O voto inútil
Os tempos são de mudança. Numas quaisquer eleições até há pouco tempo atrás, podia pensar-se em três tipos de votos, se analisados do ponto de vista da intenção: o voto coerente (daqueles que votam sempre no mesmo partido porque até parecia mal votar noutro), o voto convicto (daqueles que votam no partido que lhes assegurou aumentar o rendimento mínimo, atribuir pensões aos ex-combatentes ou repor os benefícios fiscais; ou daqueles que representam o eleitorado fiel do PCP) e, finalmente, o voto útil: o voto típico de um final de legislatura em que o partido governante está queimado como um tição, ou de uma segunda volta de umas presidenciais em que a alternativa se coloca entre o insípido e o mau. O voto útil consiste numa manifestação do instinto de sobrevivência; como instinto que é, nada tem de racional ou de reflectido. É um voto contra o perdedor, mas com efeitos colaterais que determinam que ganhe o vencedor (com perdão da redundância).Há sinais de que existe, agora, um quarto tipo de intenção de voto: trata-se do voto que pressupõe um aturado itinerário de reflexão através do qual o eleitor vai excluindo hipóteses possíveis. O eleitor começa por rejeitar o partido a que se sente ideologicamente mais próximo, sobretudo porque é o partido que governou na legislatura finda. Numa situação normal, esse raciocínio levá-lo-ia a lançar mão do voto útil. Porém, também não lhe agrada o voto útil no maior partido da oposição, porque o maior partido da oposição (bem como o futuro primeiro ministro) lhe parece assustadoramente parecido com o anterior. Sendo assim, rejeita-o também. O percurso pode ser o inverso: importante é reter que não vota em nenhum dos dois porque ambos são bastante mais convergentes do que divergentes.

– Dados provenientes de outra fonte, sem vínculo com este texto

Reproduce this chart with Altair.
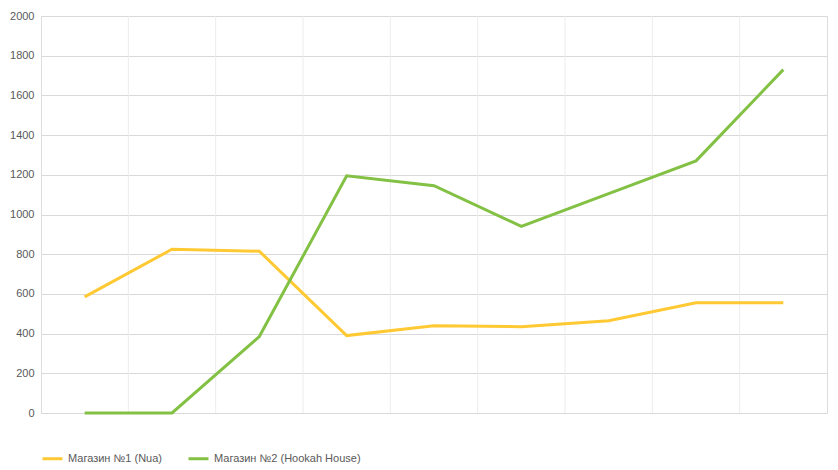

Passa, então, aos partidos satélite, os partidos aparentados com associações de amigalhaços que vão navegando ao sabor das correntes e das possíveis coligações. O eleitor em reflexão pode, por vezes, assombrar-se com a verborreia intencionalmente marcante dos retóricos desses partidos; se assim suceder, o seu percurso de dedução lógica acaba aqui. É o que sucede com quem vota como quem compra o detergente que lava mais branco. E é assim que, à esquerda e à direita, os tais partidos satélite vão conseguindo manter dois-a-três assentos no parlamento.
Mas há eleitores mais exigentes e menos permeáveis ao estardalhaço propagandístico. São aqueles que têm o saudável hábito de mudar de canal nos intervalos dos filmes e aos quais, por isso, é indiferente a marca do detergente, desde que lave bem. E, aqui chegado no seu percurso lógico-dedutivo, o eleitor desilude-se. E, então, de três uma: abstém-se, vota em branco ou vota mesmo. Se se abstiver de votar, resolve, ainda que por omissão, o seu dilema. Se decidir votar, porque quer forçosamente votar e entende que para votar em branco lhe bastaria abster-se, o que lhe resta?
Nesta fase final do processo de decisão o eleitor já excluíu a maior parte das alternativas possíveis, mas continua exigente e continua a querer forçosamente votar. Porém, quer votar num partido que não lhe recorde a bagunça político-aparelhística dos partidos que antes rejeitou. E pensa, assim, num partido que, ainda que anacrónico e rígido, se mantenha próximo do ideário que o viu nascer e que, ainda que inaceitável como partido governante, continue a ser útil e consistente como oposição. Curiosamente, um partido cujo líder, embora fossilizado no discurso, exortou os eleitores a recusar o voto útil.
Não parece lógico, isto? O voto de quem votar assim é um voto perfeitamente inútil. Mas é, seguramente, mais lógico do que qualquer voto útil. Não é um voto convicto, o que é mau. Mas sempre permite evitar arrependimentos tardios e, mais importante do que isso, ajuda a espantar a poeira.